Leave out all pictures. Return exactly the lines from the top of the material through the line containing "crs_cu = [15.5, 18.1, 17.4, 21.9, 28.8, 25.7, 25.0, 39.9]".

───── AVAILABLE DATA ─────

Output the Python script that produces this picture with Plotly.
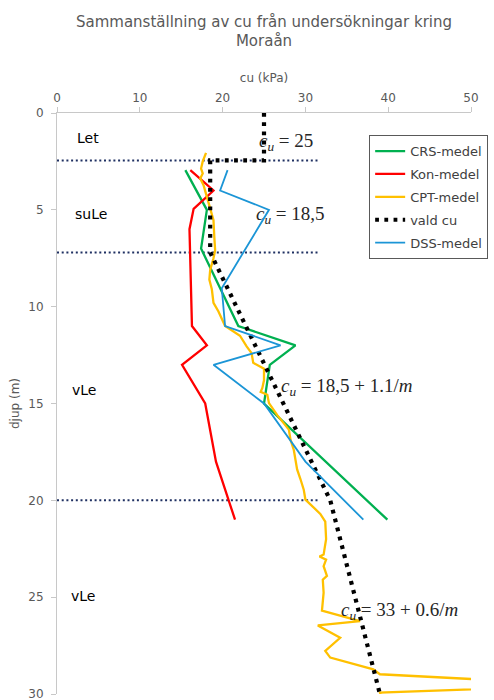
import plotly.graph_objects as go

# Undrained shear strength profiles (cu in kPa vs depth in m)
crs_depth = [2.95, 5.0, 7.0, 11.0, 12.0, 13.0, 15.0, 21.0]
crs_cu = [15.5, 18.1, 17.4, 21.9, 28.8, 25.7, 25.0, 39.9]

kon_depth = [2.95, 4.0, 4.95, 6.0, 11.0, 12.0, 13.0, 15.0, 18.0, 21.0]
kon_cu = [16.1, 18.9, 16.5, 16.0, 16.3, 18.1, 15.1, 17.9, 19.2, 21.5]

cpt_depth = [2.06, 2.5, 2.87, 3.12, 3.38, 3.73, 4.33, 4.93, 5.53, 6.4, 7.08, 7.5, 8.1, 8.6,
             9.1, 9.8, 10.25, 11.0, 11.5, 12.05, 12.4, 12.9, 13.2, 13.8, 14.2, 14.4, 14.55,
             14.98, 15.6, 16.35, 16.87, 17.4, 18.4, 18.9, 19.45, 19.96, 20.2, 20.7, 21.1,
             22.0, 22.8, 22.9, 23.06, 23.4, 23.9, 24.1, 24.77, 25.7, 26.24, 26.46, 27.1,
             27.78, 28.12, 28.73, 28.98, 29.54, 29.93, 30.3]
cpt_cu = [18.0, 17.6, 17.4, 17.6, 17.3, 17.7, 18.1, 18.5, 18.9, 19.0, 19.1, 18.9, 18.5, 18.4,
          18.7, 18.9, 19.5, 20.3, 22.1, 22.9, 23.5, 23.7, 25.0, 25.0, 24.8, 24.6, 25.4,
          25.6, 26.6, 28.0, 28.2, 28.6, 29.0, 29.4, 29.8, 30.0, 30.6, 31.8, 32.4,
          32.5, 32.2, 31.7, 32.5, 32.2, 32.6, 32.1, 32.2, 32.0, 36.6, 31.5, 34.2,
          32.4, 33.0, 38.2, 39.0, 64.0, 39.0, 39.3]

vald_depth = [0.0, 2.45, 2.45, 7.2, 20.0, 30.0]
vald_cu = [25.0, 25.0, 18.5, 18.5, 33.0, 39.0]

dss_depth = [2.95, 4.0, 5.0, 9.05, 11.0, 12.0, 13.0, 15.0, 18.0, 21.0]
dss_cu = [20.6, 19.7, 25.6, 19.9, 20.3, 27.0, 18.9, 25.0, 30.0, 37.0]

# Layer boundaries and the cu range they are drawn across
boundary_depths = [2.45, 7.2, 20.0]
boundary_cu = [0.0, 31.6]

layer_names = ["Let", "suLe", "vLe", "vLe"]
layer_depths = [1.3, 5.2, 14.3, 24.95]
layer_cu = [2.2, 1.9, 1.6, 1.4]

formula_texts = [
    "<i>c</i><sub><i>u</i></sub> = 25",
    "<i>c</i><sub><i>u</i></sub> = 18,5",
    "<i>c</i><sub><i>u</i></sub> = 18,5 + 1.1/<i>m</i>",
    "<i>c</i><sub><i>u</i></sub> = 33 + 0.6/<i>m</i>",
]
formula_depths = [1.5, 5.27, 14.15, 25.7]
formula_cu = [24.2, 23.8, 26.8, 34.0]

FONT = "DejaVu Sans"
GREY = "#595959"

fig = go.Figure()

for d in boundary_depths:
    fig.add_trace(go.Scatter(
        x=boundary_cu, y=[d, d], mode="lines", showlegend=False, hoverinfo="skip",
        line=dict(color="#1f3062", width=2, dash="2px,2.7px"),
    ))

series = [
    ("CRS-medel", crs_cu, crs_depth, "#00b050", 2.3, "solid"),
    ("Kon-medel", kon_cu, kon_depth, "#ff0000", 2.3, "solid"),
    ("CPT-medel", cpt_cu, cpt_depth, "#ffc000", 2.3, "solid"),
    ("vald cu", vald_cu, vald_depth, "#000000", 4.2, "3.8px,5.4px"),
    ("DSS-medel", dss_cu, dss_depth, "#1b95d6", 1.8, "solid"),
]
for name, xs, ys, color, width, dash in series:
    fig.add_trace(go.Scatter(
        x=xs, y=ys, mode="lines", name=name, legendgroup=name,
        line=dict(color=color, width=width, dash=dash),
    ))

for name, d, c in zip(layer_names, layer_depths, layer_cu):
    fig.add_annotation(x=c, y=d, text=name, showarrow=False, xanchor="left",
                       yanchor="middle", font=dict(family=FONT, size=14, color="#000000"))

for t, d, c in zip(formula_texts, formula_depths, formula_cu):
    fig.add_annotation(x=c, y=d, text=t, showarrow=False, xanchor="left",
                       yanchor="middle",
                       font=dict(family="Liberation Serif", size=19, color="#262626"))

fig.update_layout(
    width=494, height=700,
    margin=dict(l=57, r=23, t=113, b=6, autoexpand=False),
    paper_bgcolor="white", plot_bgcolor="white",
    font=dict(family=FONT, color=GREY),
    title=dict(
        text="Sammanställning av cu från undersökningar kring<br>Moraån",
        x=0.5, xanchor="center", xref="paper",
        y=0.962, yanchor="top", yref="container",
        font=dict(family=FONT, size=15, color=GREY),
    ),
    legend=dict(
        x=0.754, xanchor="left", y=0.962, yanchor="top",
        bgcolor="white", bordercolor="#595959", borderwidth=1,
        font=dict(family=FONT, size=13, color="#404040"),
        tracegroupgap=3, traceorder="grouped",
    ),
    showlegend=True,
)

fig.update_xaxes(
    side="top", range=[0, 50], tickvals=[0, 10, 20, 30, 40, 50],
    showgrid=False, zeroline=False, showline=True, linecolor="#c8c8c8", linewidth=1,
    ticks="outside", ticklen=5, tickcolor="#c8c8c8", automargin=False,
    tickfont=dict(family=FONT, size=12, color=GREY),
    title=dict(text="cu (kPa)", font=dict(family=FONT, size=12, color=GREY), standoff=6),
)
fig.update_yaxes(
    range=[30, 0], tickvals=[0, 5, 10, 15, 20, 25, 30],
    showgrid=False, zeroline=False, showline=True, linecolor="#c8c8c8", linewidth=1,
    ticks="outside", ticklen=5, tickcolor="#c8c8c8", ticklabelstandoff=5,
    ticklabeloverflow="allow", automargin=False,
    tickfont=dict(family=FONT, size=12, color=GREY),
    title=dict(text="djup (m)", font=dict(family=FONT, size=12, color=GREY), standoff=6),
)

fig.write_html("out.html")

─────

## EXERCISE RESPONSE
Output the Python script that produces this picture with Plotly.
import plotly.graph_objects as go

# Undrained shear strength profiles (cu in kPa vs depth in m)
crs_depth = [2.95, 5.0, 7.0, 11.0, 12.0, 13.0, 15.0, 21.0]
crs_cu = [15.5, 18.1, 17.4, 21.9, 28.8, 25.7, 25.0, 39.9]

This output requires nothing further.